Last year, Rubin began going through these final recordings. He admitted, "I kind of dreaded doing it, after Johnny passed, going back and listening to it...it was difficult.

"With all of the albums Johnny and I made together, our goal was for each one to be the best it could possibly be, and that remained the case with American V," Rick explained. Eventually, Cash's long-time engineer David "Fergie" Ferguson, Heartbreakers Mike Campbell (guitars) and Benmont Tench (keyboards), and Smokey Hormel (guitars), all of whom had worked on previous albums in the American series, along with Matt Sweeney (guitars) and Johnny Polonsky (guitars) went into the studio.
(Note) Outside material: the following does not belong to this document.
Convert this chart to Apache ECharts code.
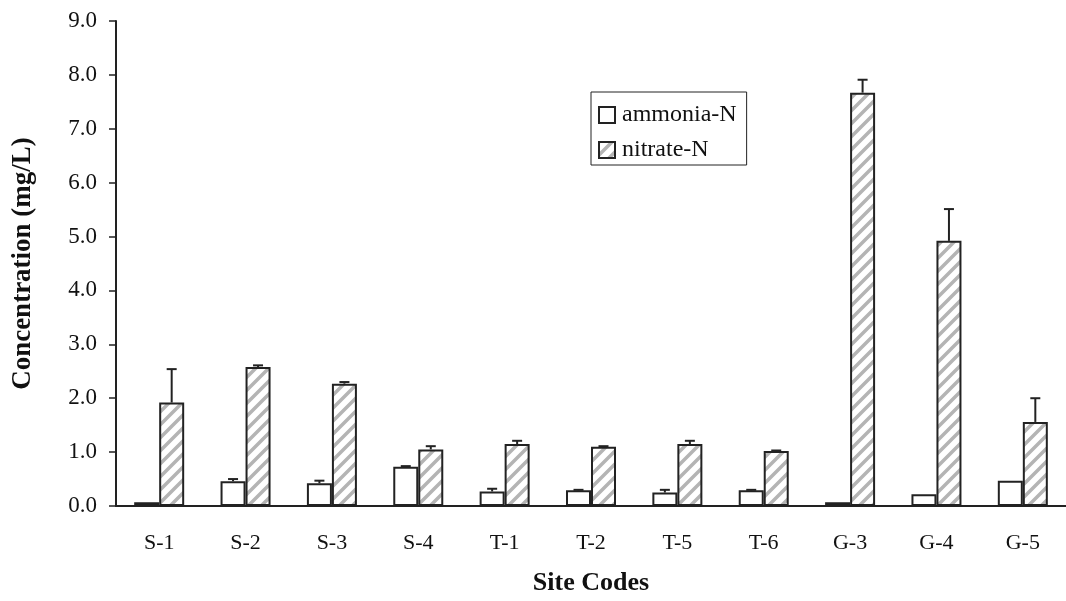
<!DOCTYPE html>
<html>
<head>
<meta charset="utf-8">
<script src="https://cdn.jsdelivr.net/npm/echarts@6/dist/echarts.min.js"></script>
<style>
  html, body { margin: 0; padding: 0; background: #fff; }
  #chart { width: 1066px; height: 601px; }
</style>
</head>
<body>
<div id="chart"></div>
<script>
const sites = ['S-1', 'S-2', 'S-3', 'S-4', 'T-1', 'T-2', 'T-5', 'T-6', 'G-3', 'G-4', 'G-5']
const ammonia = [0.07, 0.46, 0.42, 0.73, 0.27, 0.29, 0.25, 0.29, 0.07, 0.22, 0.47]
const ammoniaErr = [0, 0.04, 0.05, 0.01, 0.05, 0.01, 0.05, 0.01, 0, 0, 0]
const nitrate = [1.92, 2.58, 2.27, 1.05, 1.15, 1.10, 1.15, 1.02, 7.67, 4.92, 1.56]
const nitrateErr = [0.62, 0.03, 0.03, 0.06, 0.06, 0.01, 0.06, 0.01, 0.24, 0.59, 0.44]

const serif = "'Liberation Serif', 'Times New Roman', serif"
const ink = '#222'

// diagonal hatch for the nitrate bars
const makeHatch = () => {
  const size = 13
  const c = document.createElement('canvas')
  c.width = size
  c.height = size
  const ctx = c.getContext('2d')
  ctx.fillStyle = '#fff'
  ctx.fillRect(0, 0, size, size)
  ctx.strokeStyle = '#b4b4b4'
  ctx.lineWidth = 3.5
  ctx.beginPath()
  ctx.moveTo(-2, size + 2); ctx.lineTo(size + 2, -2)
  ctx.moveTo(-2, 2); ctx.lineTo(2, -2)
  ctx.moveTo(size - 2, size + 2); ctx.lineTo(size + 2, size - 2)
  ctx.stroke()
  return c
}

const errorBar = offset => (params, api) => {
  const err = api.value(2)
  if (!err) return
  const idx = api.value(0)
  const val = api.value(1)
  const base = api.coord([idx, val])
  const top = api.coord([idx, val + err])
  const x = base[0] + offset
  const style = { stroke: ink, lineWidth: 2 }
  return {
    type: 'group',
    children: [
      { type: 'line', shape: { x1: x, y1: base[1], x2: x, y2: top[1] }, style },
      { type: 'line', shape: { x1: x - 5, y1: top[1], x2: x + 5, y2: top[1] }, style }
    ]
  }
}

const chart = echarts.init(document.getElementById('chart'))

chart.setOption({
  animation: false,
  backgroundColor: '#fff',
  grid: { left: 116, top: 21, bottom: 88, width: 953 },
  legend: {
    data: ['ammonia-N', 'nitrate-N'],
    orient: 'vertical',
    left: 591,
    top: 92,
    padding: [11, 10, 3, 7],
    itemGap: 11,
    itemWidth: 16,
    itemHeight: 16,
    borderColor: ink,
    borderWidth: 1,
    icon: 'rect',
    textStyle: { fontFamily: serif, fontSize: 24, color: '#111', padding: [0, 0, 0, 2] }
  },
  xAxis: {
    type: 'category',
    data: sites,
    name: 'Site Codes',
    nameLocation: 'middle',
    nameGap: 64,
    nameTextStyle: { fontFamily: serif, fontSize: 26, fontWeight: 'bold', color: '#111' },
    axisLine: { lineStyle: { color: ink, width: 2 } },
    axisTick: { length: 7, lineStyle: { color: ink, width: 1.5 } },
    axisLabel: { margin: 26, fontFamily: serif, fontSize: 22, color: '#111', interval: 0 }
  },
  yAxis: {
    type: 'value',
    min: 0,
    max: 9,
    interval: 1,
    name: 'Concentration (mg/L)',
    nameLocation: 'middle',
    nameGap: 79,
    nameTextStyle: { fontFamily: serif, fontSize: 27, fontWeight: 'bold', color: '#111' },
    axisLine: { show: true, lineStyle: { color: ink, width: 2 } },
    axisTick: { show: true, length: 7, lineStyle: { color: ink, width: 1.5 } },
    axisLabel: { margin: 19, fontFamily: serif, fontSize: 23, color: '#111', formatter: v => v.toFixed(1) },
    splitLine: { show: false }
  },
  series: [
    {
      name: 'ammonia-N',
      type: 'bar',
      data: ammonia,
      barWidth: 25,
      barGap: '0%',
      itemStyle: { color: '#fff', borderColor: ink, borderWidth: 2 }
    },
    {
      name: 'nitrate-N',
      type: 'bar',
      data: nitrate,
      barWidth: 25,
      barGap: '0%',
      itemStyle: { color: { image: makeHatch(), repeat: 'repeat' }, borderColor: ink, borderWidth: 2 }
    },
    {
      type: 'custom',
      renderItem: errorBar(-12.5),
      data: ammonia.map((v, i) => [i, v, ammoniaErr[i]]),
      encode: { x: 0, y: 1 },
      z: 5,
      silent: true
    },
    {
      type: 'custom',
      renderItem: errorBar(12.5),
      data: nitrate.map((v, i) => [i, v, nitrateErr[i]]),
      encode: { x: 0, y: 1 },
      z: 5,
      silent: true
    }
  ]
})
</script>
</body>
</html>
"We felt Johnny's presence during the whole process through to the end," said Rubin. "It felt like he was directing the proceedings, and I know that the musicians all felt that as well. Almost all of the songs were cut solely to Johnny's original vocal tracks, the musicians all keyed off his voice and were playing to him, supporting the emotion of his performance.

More than once, Fergie and I would look at each other and say 'Johnny would love this,' because it was so good and so different from anything we'd done before, we knew he would be excited by what was happening."

It was decided to wait to release American V: A Hundred Highways until the recent Cash hubbub had run its course. What separates this album from the re-packages, compilations, movie soundtracks and everything else that has surfaced since Johnny's passing is, according to Rubin, "These songs are Johnny's final statement. They are the truest reflection of the music that was central to his life at the time. This is the music that Johnny wanted us to hear."